O trajeto casa-trabalho-casa demanda transporte de alta intensidade, como trens e metrôs, enquanto os outros deslocamentos exigem veículos menores (VLTs, ônibus, automóveis e bicicletas), interligados aos maiores, formariam idealmente uma teia. Só que os deslocamentos nas cidades que exigem veículos correspondem a apenas dois terços do total, sendo o restante feito a pé. “Então, é necessário espaço público de qualidade para o pedestre”, completa.

No Brasil, de acordo com a avaliação do presidente do IAB, o crescimento das cidades tem ocorrido geralmente, com expansão territorial e apoiado em ônibus ou no automóvel para o segmento de renda mais alta. Segundo ele, os governantes não aprenderam com o mau exemplo do Centro Administrativo da Bahia (CAB), em Salvador, construído na década de 1970 e que expandiu enormemente a cidade, especialmente com moradias de baixa qualidade.

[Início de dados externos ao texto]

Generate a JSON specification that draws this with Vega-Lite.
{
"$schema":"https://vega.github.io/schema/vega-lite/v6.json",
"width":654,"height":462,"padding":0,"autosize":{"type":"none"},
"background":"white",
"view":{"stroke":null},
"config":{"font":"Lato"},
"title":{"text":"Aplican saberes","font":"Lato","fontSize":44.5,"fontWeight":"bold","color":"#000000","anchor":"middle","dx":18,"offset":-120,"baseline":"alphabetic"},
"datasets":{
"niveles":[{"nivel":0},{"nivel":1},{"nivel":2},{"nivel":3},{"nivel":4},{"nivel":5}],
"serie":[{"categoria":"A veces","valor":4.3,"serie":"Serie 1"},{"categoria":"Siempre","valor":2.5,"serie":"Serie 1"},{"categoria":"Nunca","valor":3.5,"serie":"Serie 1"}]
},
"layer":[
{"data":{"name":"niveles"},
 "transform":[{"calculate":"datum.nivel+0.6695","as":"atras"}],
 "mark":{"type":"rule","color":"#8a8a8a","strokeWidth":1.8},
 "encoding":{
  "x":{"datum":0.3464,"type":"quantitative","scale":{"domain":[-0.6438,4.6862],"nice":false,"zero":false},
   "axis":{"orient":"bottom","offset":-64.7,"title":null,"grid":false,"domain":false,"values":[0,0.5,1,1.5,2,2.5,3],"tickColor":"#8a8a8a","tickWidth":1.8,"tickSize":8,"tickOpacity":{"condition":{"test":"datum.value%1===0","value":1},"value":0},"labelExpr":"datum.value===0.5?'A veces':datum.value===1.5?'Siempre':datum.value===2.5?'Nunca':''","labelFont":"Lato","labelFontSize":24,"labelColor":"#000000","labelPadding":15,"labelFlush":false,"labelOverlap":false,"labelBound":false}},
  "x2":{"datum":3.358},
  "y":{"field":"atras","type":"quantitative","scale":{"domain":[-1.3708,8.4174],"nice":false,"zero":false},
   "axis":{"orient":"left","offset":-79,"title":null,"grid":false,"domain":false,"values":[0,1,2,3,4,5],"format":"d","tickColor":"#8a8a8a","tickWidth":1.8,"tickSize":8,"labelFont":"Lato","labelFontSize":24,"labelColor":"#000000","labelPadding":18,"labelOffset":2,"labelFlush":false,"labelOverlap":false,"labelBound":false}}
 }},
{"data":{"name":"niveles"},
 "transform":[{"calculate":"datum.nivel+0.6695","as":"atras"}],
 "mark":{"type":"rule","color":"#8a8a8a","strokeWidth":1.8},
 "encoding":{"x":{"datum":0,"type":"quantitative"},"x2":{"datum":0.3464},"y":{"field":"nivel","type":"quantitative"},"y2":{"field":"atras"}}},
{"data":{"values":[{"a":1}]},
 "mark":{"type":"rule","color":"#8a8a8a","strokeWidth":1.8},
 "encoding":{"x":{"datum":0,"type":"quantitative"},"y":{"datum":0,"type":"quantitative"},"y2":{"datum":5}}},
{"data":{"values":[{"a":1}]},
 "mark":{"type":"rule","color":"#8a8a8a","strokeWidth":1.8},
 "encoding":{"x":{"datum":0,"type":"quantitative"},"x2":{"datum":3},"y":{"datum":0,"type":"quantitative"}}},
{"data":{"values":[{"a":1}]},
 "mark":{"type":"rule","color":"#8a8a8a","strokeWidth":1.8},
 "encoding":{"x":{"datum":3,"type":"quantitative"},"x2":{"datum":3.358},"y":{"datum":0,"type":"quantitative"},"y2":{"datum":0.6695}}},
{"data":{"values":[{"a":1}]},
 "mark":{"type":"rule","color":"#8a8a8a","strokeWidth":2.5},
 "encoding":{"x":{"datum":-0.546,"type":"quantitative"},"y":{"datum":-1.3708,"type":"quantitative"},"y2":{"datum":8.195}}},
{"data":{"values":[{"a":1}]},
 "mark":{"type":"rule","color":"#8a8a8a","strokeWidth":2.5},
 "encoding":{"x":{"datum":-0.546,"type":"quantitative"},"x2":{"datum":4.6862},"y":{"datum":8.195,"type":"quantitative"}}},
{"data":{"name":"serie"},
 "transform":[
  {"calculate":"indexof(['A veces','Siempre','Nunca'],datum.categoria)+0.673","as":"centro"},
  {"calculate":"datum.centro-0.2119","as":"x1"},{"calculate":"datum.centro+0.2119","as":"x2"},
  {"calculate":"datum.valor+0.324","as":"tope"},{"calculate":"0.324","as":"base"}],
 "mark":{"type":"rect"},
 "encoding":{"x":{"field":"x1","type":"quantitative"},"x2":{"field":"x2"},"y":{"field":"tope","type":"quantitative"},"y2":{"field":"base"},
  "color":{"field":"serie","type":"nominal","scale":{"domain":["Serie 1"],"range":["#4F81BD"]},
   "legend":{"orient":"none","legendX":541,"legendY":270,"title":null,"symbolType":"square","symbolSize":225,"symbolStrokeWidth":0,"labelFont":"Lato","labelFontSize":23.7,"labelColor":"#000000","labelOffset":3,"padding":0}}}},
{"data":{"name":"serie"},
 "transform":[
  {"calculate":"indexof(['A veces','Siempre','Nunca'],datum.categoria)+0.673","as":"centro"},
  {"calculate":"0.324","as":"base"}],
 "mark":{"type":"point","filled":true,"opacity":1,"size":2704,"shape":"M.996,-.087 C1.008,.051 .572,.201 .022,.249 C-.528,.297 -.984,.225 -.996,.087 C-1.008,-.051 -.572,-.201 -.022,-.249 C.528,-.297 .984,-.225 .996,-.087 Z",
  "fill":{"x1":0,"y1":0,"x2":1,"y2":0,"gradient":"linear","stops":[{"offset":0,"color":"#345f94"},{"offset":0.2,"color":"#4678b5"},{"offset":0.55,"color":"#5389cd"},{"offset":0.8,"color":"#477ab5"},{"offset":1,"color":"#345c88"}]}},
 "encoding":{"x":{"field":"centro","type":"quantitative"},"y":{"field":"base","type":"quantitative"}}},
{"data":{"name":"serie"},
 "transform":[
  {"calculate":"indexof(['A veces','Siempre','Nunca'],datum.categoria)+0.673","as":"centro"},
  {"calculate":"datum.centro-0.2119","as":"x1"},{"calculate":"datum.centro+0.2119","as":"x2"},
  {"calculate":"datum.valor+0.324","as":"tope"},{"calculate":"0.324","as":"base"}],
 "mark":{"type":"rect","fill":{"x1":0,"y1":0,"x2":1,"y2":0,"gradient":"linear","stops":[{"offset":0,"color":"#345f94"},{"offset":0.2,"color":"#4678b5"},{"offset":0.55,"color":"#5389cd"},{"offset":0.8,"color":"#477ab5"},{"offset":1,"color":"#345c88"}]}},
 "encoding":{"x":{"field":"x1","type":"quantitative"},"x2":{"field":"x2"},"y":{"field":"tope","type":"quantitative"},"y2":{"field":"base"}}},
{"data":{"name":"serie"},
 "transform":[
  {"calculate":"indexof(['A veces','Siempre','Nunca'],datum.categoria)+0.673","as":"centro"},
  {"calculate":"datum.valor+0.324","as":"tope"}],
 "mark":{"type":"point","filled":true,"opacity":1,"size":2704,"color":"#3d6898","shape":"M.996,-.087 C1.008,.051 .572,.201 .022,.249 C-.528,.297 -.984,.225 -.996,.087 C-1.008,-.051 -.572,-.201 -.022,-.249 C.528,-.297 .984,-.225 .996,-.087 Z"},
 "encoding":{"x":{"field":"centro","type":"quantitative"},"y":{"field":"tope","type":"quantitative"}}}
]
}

Exemplos recentes estariam andando no mesmo rumo, como construção da Prefeitura de Goiânia na periferia e do centro administrativo de Minas Gerais em uma área da Região Metropolitana de Belo Horizonte que era pouco povoada. Em relação aos transportes, ele acha que a opção do Rio de Janeiro pelo sistema de ônibus articulados (BRT) em vez de metrô está colocando um transporte de média intensidade onde deveria ser servido por um de alta.

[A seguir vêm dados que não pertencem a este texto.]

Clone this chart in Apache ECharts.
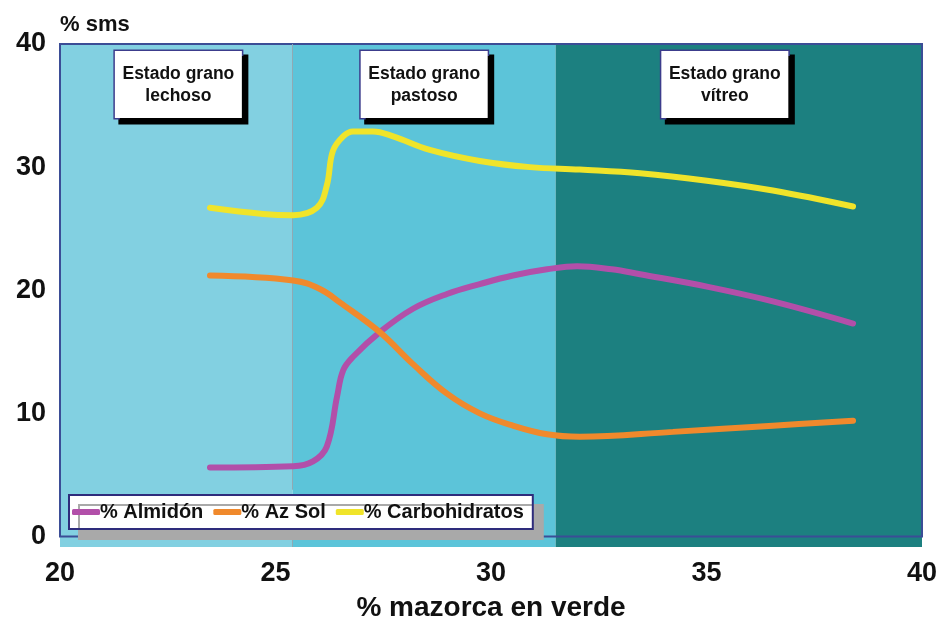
<!DOCTYPE html>
<html>
<head>
<meta charset="utf-8">
<script src="https://cdn.jsdelivr.net/npm/echarts@6/dist/echarts.min.js"></script>
<style>
html,body{margin:0;padding:0;background:#fff;}
#c{width:943px;height:627px;}
</style>
</head>
<body>
<div id="c"></div>
<script>
// ---- data ----
var seriesNames = ['% Almidón', '% Az Sol', '% Carbohidratos'];

var almidonX = [23.48, 25.41, 25.87, 26.19, 26.43, 26.57, 26.80, 27.42, 28.19, 28.98, 29.74, 30.51, 31.30, 32.00, 32.80, 33.46, 35.01, 36.54, 38.40];
var almidonY = [5.6, 5.7, 6.1, 7.3, 11.4, 13.5, 14.6, 16.6, 18.5, 19.7, 20.5, 21.2, 21.7, 21.95, 21.7, 21.3, 20.3, 19.1, 17.3];

var azSolX = [23.48, 25.41, 26.03, 26.50, 27.42, 28.19, 28.98, 29.74, 30.51, 31.30, 32.06, 34.22, 36.54, 38.40];
var azSolY = [21.2, 20.8, 20.1, 19.0, 16.6, 14.0, 11.6, 10.0, 9.0, 8.3, 8.1, 8.5, 9.0, 9.4];

var carboX = [23.48, 24.71, 25.41, 25.96, 26.19, 26.33, 26.57, 26.80, 27.26, 27.73, 28.58, 29.74, 30.90, 32.06, 33.46, 35.01, 36.54, 38.40];
var carboY = [26.7, 26.2, 26.1, 26.7, 28.5, 31.3, 32.5, 32.9, 32.9, 32.5, 31.4, 30.5, 30.0, 29.8, 29.5, 28.9, 28.1, 26.8];

var phaseBounds = [20, 25.4, 31.5, 40];
var phaseLabels = ['Estado grano\nlechoso', 'Estado grano\npastoso', 'Estado grano\nvítreo'];

var xTicks = [20, 25, 30, 35, 40];
var yTicks = [0, 10, 20, 30, 40];

// ---- styles ----
var phaseColors = ['#82d0e1', '#5cc4d9', '#1c8080'];
var phaseLabelOffsets = [[2, 0], [0, 0], [-14, 0]];
var lineColors = ['#b24fa9', '#f0892c', '#f0e42a'];
var FONT = 'Liberation Sans, Arial, sans-serif';

function pairs(xs, ys) {
  return xs.map(function (x, i) { return [x, ys[i]]; });
}

var areaData = [];
for (var i = 0; i < phaseLabels.length; i++) {
  areaData.push([
    {
      xAxis: phaseBounds[i], yAxis: -0.85,
      itemStyle: { color: phaseColors[i], borderWidth: 0 },
      label: {
        show: true,
        position: 'insideTop',
        distance: 7,
        offset: phaseLabelOffsets[i],
        formatter: phaseLabels[i],
        backgroundColor: '#ffffff',
        borderColor: '#3c3c8c',
        borderWidth: 1.5,
        width: 127,
        align: 'center',
        padding: [12, 0, 11, 0],
        lineHeight: 22,
        fontSize: 17.5,
        fontWeight: 'bold',
        fontFamily: FONT,
        color: '#111111',
        shadowColor: '#000000',
        shadowOffsetX: 5,
        shadowOffsetY: 5,
        shadowBlur: 0
      }
    },
    { xAxis: phaseBounds[i + 1], yAxis: 40 }
  ]);
}
// frame
areaData.push([
  { xAxis: phaseBounds[0], yAxis: 0, itemStyle: { color: 'rgba(0,0,0,0)', borderColor: '#3b4d96', borderWidth: 2 }, label: { show: false } },
  { xAxis: phaseBounds[3], yAxis: 40 }
]);

var chart = echarts.init(document.getElementById('c'), null, { renderer: 'canvas' });

var option = {
  backgroundColor: '#ffffff',
  animation: false,
  grid: { left: 60, right: 21, top: 44, bottom: 75, containLabel: false },
  legend: {
    data: seriesNames,
    z: 30,
    left: 69,
    top: 495,
    orient: 'horizontal',
    icon: 'roundRect',
    itemWidth: 28,
    itemHeight: 6,
    itemGap: 10,
    padding: [7, 9, 7, 3],
    backgroundColor: '#ffffff',
    borderColor: '#2e2c7c',
    borderWidth: 2,
    shadowColor: '#a9a9a9',
    shadowOffsetX: 10,
    shadowOffsetY: 10,
    shadowBlur: 0,
    textStyle: {
      fontSize: 20,
      fontWeight: 'bold',
      fontFamily: FONT,
      color: '#111111',
      padding: [0, 0, 0, -5]
    }
  },
  xAxis: {
    type: 'value',
    min: 20,
    max: 40,
    interval: 5,
    name: '% mazorca en verde',
    nameLocation: 'middle',
    nameGap: 47,
    nameTextStyle: { fontSize: 28, fontWeight: 'bold', fontFamily: FONT, color: '#111111' },
    axisLine: { show: false, onZero: true },
    axisTick: { show: false },
    splitLine: { show: false },
    axisLabel: {
      margin: 13,
      fontSize: 27,
      fontWeight: 'bold',
      fontFamily: FONT,
      color: '#111111',
      customValues: xTicks
    }
  },
  yAxis: {
    type: 'value',
    min: -0.85,
    max: 40,
    name: '% sms',
    nameLocation: 'end',
    nameGap: 8,
    nameTextStyle: { fontSize: 22, fontWeight: 'bold', fontFamily: FONT, color: '#111111', align: 'left', verticalAlign: 'bottom' },
    axisLine: { show: false },
    axisTick: { show: false },
    splitLine: { show: false },
    axisLabel: {
      margin: 14,
      fontSize: 27,
      fontWeight: 'bold',
      fontFamily: FONT,
      color: '#111111',
      customValues: yTicks
    }
  },
  series: [
    {
      type: 'line',
      data: [],
      z: 1,
      silent: true,
      markArea: { silent: true, data: areaData },
      markLine: {
        silent: true,
        symbol: 'none',
        label: { show: false },
        lineStyle: { color: '#8fa9b3', width: 1, type: 'solid' },
        data: [
          [{ xAxis: phaseBounds[1], yAxis: 3.8 }, { xAxis: phaseBounds[1], yAxis: 40 }],
          [{ xAxis: phaseBounds[1], yAxis: -0.85 }, { xAxis: phaseBounds[1], yAxis: -0.1 }]
        ]
      }
    },
    {
      name: seriesNames[0], type: 'line', smooth: 0.4, symbol: 'none', z: 5,
      data: pairs(almidonX, almidonY),
      lineStyle: { color: lineColors[0], width: 6, cap: 'round' },
      itemStyle: { color: lineColors[0] }
    },
    {
      name: seriesNames[1], type: 'line', smooth: 0.4, symbol: 'none', z: 5,
      data: pairs(azSolX, azSolY),
      lineStyle: { color: lineColors[1], width: 6, cap: 'round' },
      itemStyle: { color: lineColors[1] }
    },
    {
      name: seriesNames[2], type: 'line', smooth: 0.4, symbol: 'none', z: 5,
      data: pairs(carboX, carboY),
      lineStyle: { color: lineColors[2], width: 6, cap: 'round' },
      itemStyle: { color: lineColors[2] }
    }
  ]
};
chart.setOption(option);
</script>
</body>
</html>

O secretário de Transportes do Município do Rio de Janeiro, Alexandre Sansão, discorda de Magalhães sobre o BTR e afirma que já ficou comprovado em cidades como Bogotá (Colômbia) que o BRT bem operado pode transportar mais passageiros do que o metrô em horários de pico.

O economista Sergio Besserman, especialista em problemas urbanos e ambientais, que preside a Câmara Técnica de Desenvolvimento Sustentável e de Governança Metropolitana do Rio de Janeiro, acha que do ponto de vista da mobilidade a prioridade do Rio deveria ser o sistema de trens metropolitanos, que já existe e só precisa ser recuperado. Ele concorda que o metrô é a melhor opção, mas acha que o BRT foi uma boa saída por ser mais barato, mais rápido de fazer e mais flexível em termos de troca de equipamento.Para Besserman, o futuro das grandes cidades gira em torno do eixo da mudança climática que, na sua avaliação, é inevitável e já está em andamento. As cidades, especialmente nas suas áreas mais pobres, devem ser adaptadas para contribuir o mínimo para a aceleração desse evento e para enfrentar com o mínimo de danos à população os desastres naturais.

Besserman avalia que no prazo máximo de cinco anos as grandes cidades brasileiras terão que implantar algum tipo de pedágio para coibir o acesso do automóvel às suas regiões centrais, mas a medida precisa ser precedida da oferta de transporte público de qualidade. O secretário Sansão concorda.